Empeñada en convertir la obra intelectual en un objeto exclusivamente lucrativo, la llamada industria de la cultura quiso reservarse de manera casi total el beneficio económico que corresponde originalmente a los autores. Llegó a extremos descarados de apropiación, para los cuales obtuvo incluso consagración legislativa y apoyo doctrinal. Uno de ellos fue (y es, por lo menos en algunos países) el de considerar autor a quien produce la obra, en desmedro del verdadero titular de la autoría. Excesos como ese son ahora burlados. Noles volens, la tecnología ha venido socavando ciertas ortodoxias del mercado.

Si bien la piratería incluye un número muchísimo mayor de usuarios, tampoco toma en cuenta a los genuinos autores. Su objetivo es, igualmente, el beneficio exclusivo, y lo que es peor, a costa de los demás. Podríamos afirmar que un extremo produjo otro. Sin embargo, algo bueno ha traído esta ola pirática: el derecho de autor entendido como propiedad privada está haciendo aguas y está volviendo a ser considerado, si es que alguna vez lo fue, como un derecho de la cultura, un derecho no sólo individual, sino también colectivo. No podíamos seguir ignorando la presencia de un pueblo que se expresa a través de sus creaciones, pero que necesita conocer y disfrutar las de otras comunidades, de una manera activa, respetuosa y libre.

Sabemos que es posible un derecho intelectual que no responda a las leyes del mercado, sino a las necesidades e imperativos de la cultura. La UNESCO dio un paso importante para reforzar esa posibilidad cuando aprobó la convención sobre la diversidad cultural en octubre del 2005. Corresponde ahora hacer las modificaciones -entre otras- a las leyes de derechos de autor, redactadas en su momento a la medida de los intereses de la industria transnacional del entretenimiento.
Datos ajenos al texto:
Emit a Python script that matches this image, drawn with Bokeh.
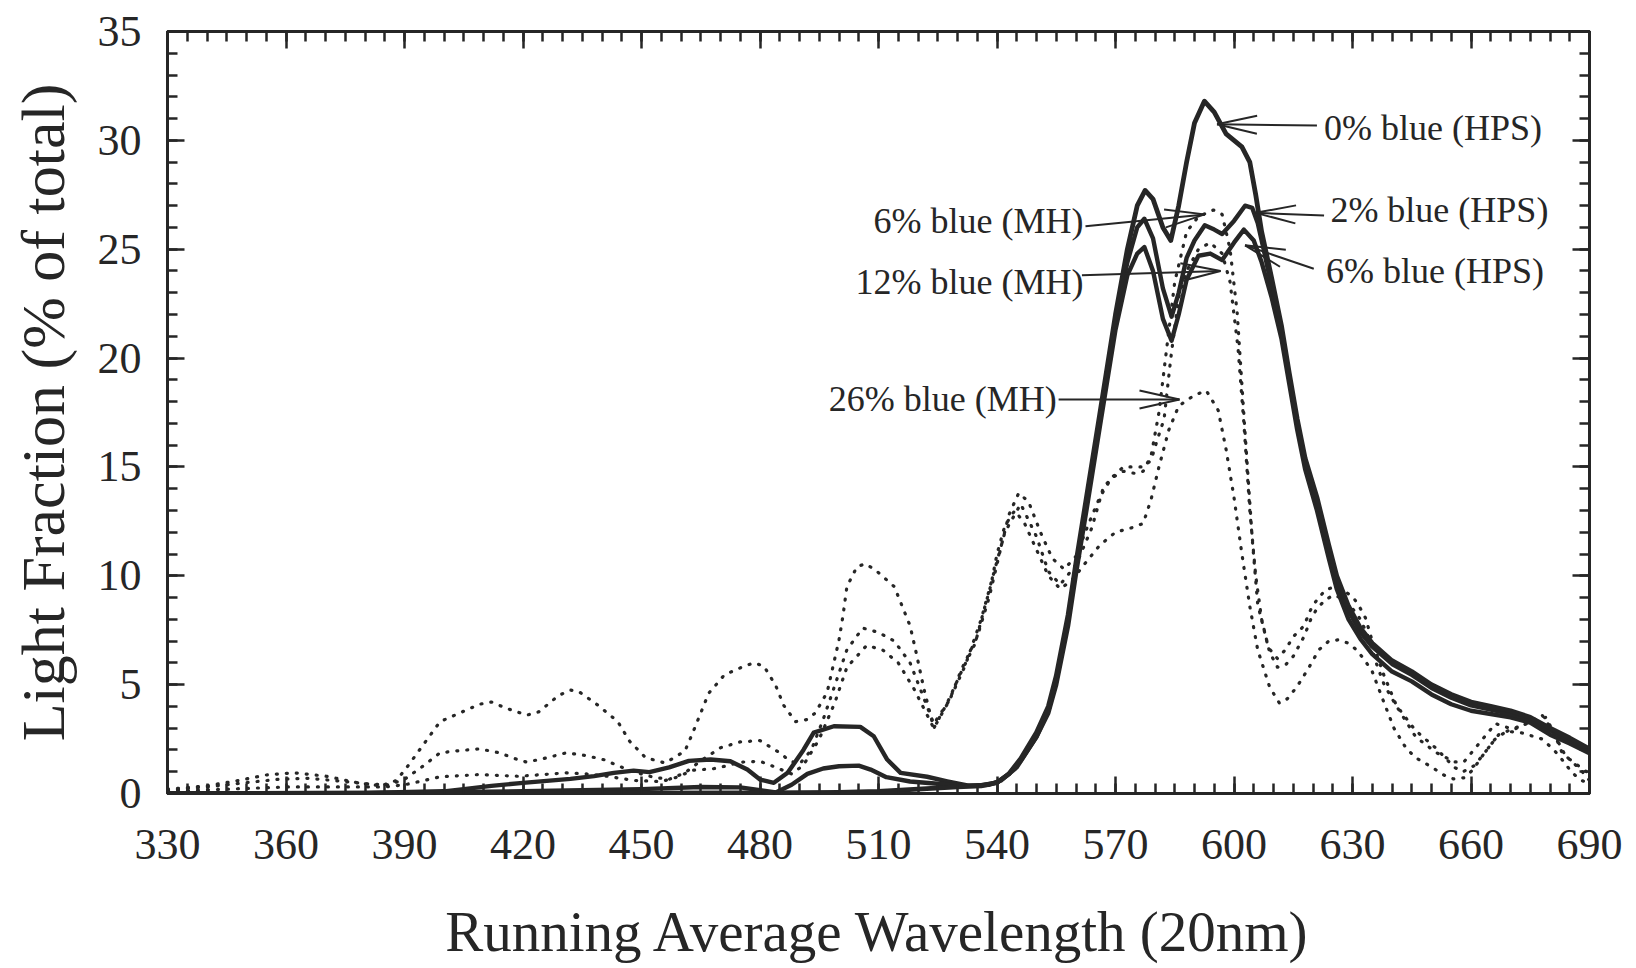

Restaurar la dimensión inmaterial de la creación es una ruta que nos ha trazado la normativa de la UNESCO con fundamento en el nuevo paradigma de la diversidad.

Una de las expresiones colectivas de la cultura más antiguas que pasa a estar protegida y promovida por la referida Convención es la gastronómica. La transmisión oral de los saberes culinarios nunca se ha detenido, pero es en la actualidad cuando esos saberes tienen entre nosotros un explícito, intenso y verdadero reconocimiento, como lo recordaba hace unas semanas Sumito Estévez en su columna dominical.

¿Qué pasará con el derecho de autor en el área gastronómica, a la luz de esta nueva concepción? Nada, salvo que quienes pretendan seguir presentándose como creadores de recetas deberán cuidarse más cuando copian a la tía o a su servicio doméstico, que son a su vez portadoras de una tradición. Los autores de recetarios deberán aprender de Jane Grigson, quien, como recordaba Julian Barnes en El perfeccionista de la cocina, no sólo cita, sino que elogia las fuentes originales y las recetas ajenas. La cocina secundaria (la que deconstruye lo elaborado por otros) difundirá sus hallazgos con menos arrogancia, y tal vez los protagonistas de la restauración pública empleen con más frecuencia esa bella expresión de la humildad intelectual y del reconocimiento al maestro que usaba la cantaora Tía Anica, la Piriñaca, cuando su voz ya estaba “puesta”: Este cantecito que voy a cantá, lo sé por Parrilla de Jeré, lo sé por é.